Le Premier ministre s'est exprimé, cette année, à quatre reprises sur la réforme territoriale : le 8 avril à l'Assemblée nationale, les 16 septembre et 29 octobre devant la Haute Assemblée, enfin le 6 novembre dernier devant le congrès de l'ADF à Pau. Que de chemin parcouru ! Entre l'annonce faite le 8 avril de la disparition des conseils départementaux à l'horizon 2021 et l'affirmation de leur rôle au congrès de Pau, bien des discussions ont eu lieu, et nous parvenons à une situation beaucoup plus claire.
Nous ne sommes pas en présence d'une loi de décentralisation, mais d'une réforme des collectivités territoriales visant à clarifier leurs compétences, sans que l'État leur transfère aucune des siennes. Son but déclaré est de réduire le soi-disant millefeuille et l'enchevêtrement des collectivités, de leurs compétences et de leur fiscalité afin de réaliser des économies. Si certains de ces objectifs sont louables, nous attendions une grande loi de décentralisation comparable à celles de 1982 ou 2004, qui avait transféré plus de 13 milliards d'euros du budget de l'État aux collectivités territoriales, dont 8 milliards pour les départements.
En filigrane du projet de loi portant nouvelle organisation territoriale de la république » (NOTRe) se trouvent la réforme de la carte régionale, la suppression des conseils départementaux et le renforcement des intercommunalités, censées se substituer aux départements et assumer leurs compétences essentielles de solidarité sociale, qui représentent 38 milliards d'euros sur les 71 milliards de l'ensemble des budgets départementaux.
Nous avons dit au Premier ministre, à la veille de notre congrès, qu'il n'était point nécessaire d'évoquer l'après 2020. Quelle sera alors la majorité ? Toutes les parties sont désormais convaincues que, si une collectivité de plein exercice devait être supprimée, il faudrait passer par une révision de la Constitution, laquelle est devenue mon livre de chevet depuis l'annonce de ces textes.

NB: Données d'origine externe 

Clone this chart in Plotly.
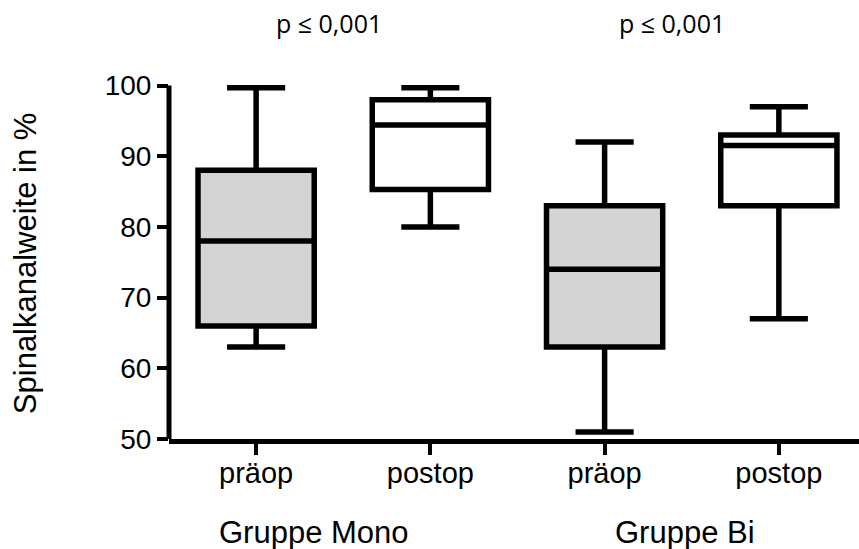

Je vous renvoie à la décision du Conseil constitutionnel sur la Corse et à la question du niveau substantiel de compétence que doit garder tout niveau de collectivité de plein exercice.
Tout doit s'organiser autour de la commune, du conseil départemental et du conseil régional. Les intercommunalités, qui ne sont pas des collectivités de plein exercice, n'existent que par transfert de compétences des communes. Le projet de loi NOTRe prévoit que les conseils départementaux assument les compétences de solidarités sociale et territoriale, dont le gouvernement souhaite fixer la définition dans le droit. Je rencontre ces jours-ci les responsables de tous les groupes politiques du Sénat afin d'en débattre.
Le gouvernement nous assure désormais que les départements auront la compétence d'ingénierie et de conseil et, avec le préfet, celle du schéma départemental d'accessibilité des services au public. Les conseils régionaux se verraient transférer les transports scolaires et interurbains, les collèges, les routes, les ports départementaux s'ils les acceptent, le schéma d'élimination des déchets industriels banals et ménagers, ainsi que la responsabilité des espaces naturels sensibles.
Notre approche consiste à nous demander à quels territoires il est pertinent de conférer ces compétences. L'Association des Régions de France (ARF) avait souhaité recevoir des compétences de l'État, afin d'avoir une double autorité sur les services publics de l'emploi et sur la banque publique d'investissement. Elle avait raison : les régions doivent viser les grands enjeux stratégiques.
Faute de leur avoir donné gain de cause, on leur propose à présent, en guise de compensation, des compétences de niveau infrarégional peu compatibles avec les nouvelles dimensions qu'on entend leur attribuer. Les collèges relèvent d'une gestion de proximité, d'autant que le Conseil supérieur de l'éducation a souligné l'intérêt pédagogique de maintenir un lien entre eux et les écoles. Les deux tiers des 5 500 collèges de France sont d'ailleurs situés dans des territoires ruraux. Les transports scolaires relèvent évidemment, eux aussi, de l'échelon de proximité.
Cette loi de clarification est censée conduire à des économies... mais nous serons bien obligés d'en faire : 12,5 milliards d'euros en moins en quatre ans, sur les 225 milliards auxquels se monte la totalité des budgets des collectivités territoriales et des établissements publics - excusez du peu ! Les seuls départements ont été contraints, depuis 2002, de trouver 48 milliards d'euros, sur les 850 milliards que représentent douze ans de leurs budgets, afin de financer les allocations individuelles de solidarité. Les départements savent ce que c'est que d'économiser, et continuent à assumer correctement les services publics malgré une situation budgétaire délicate.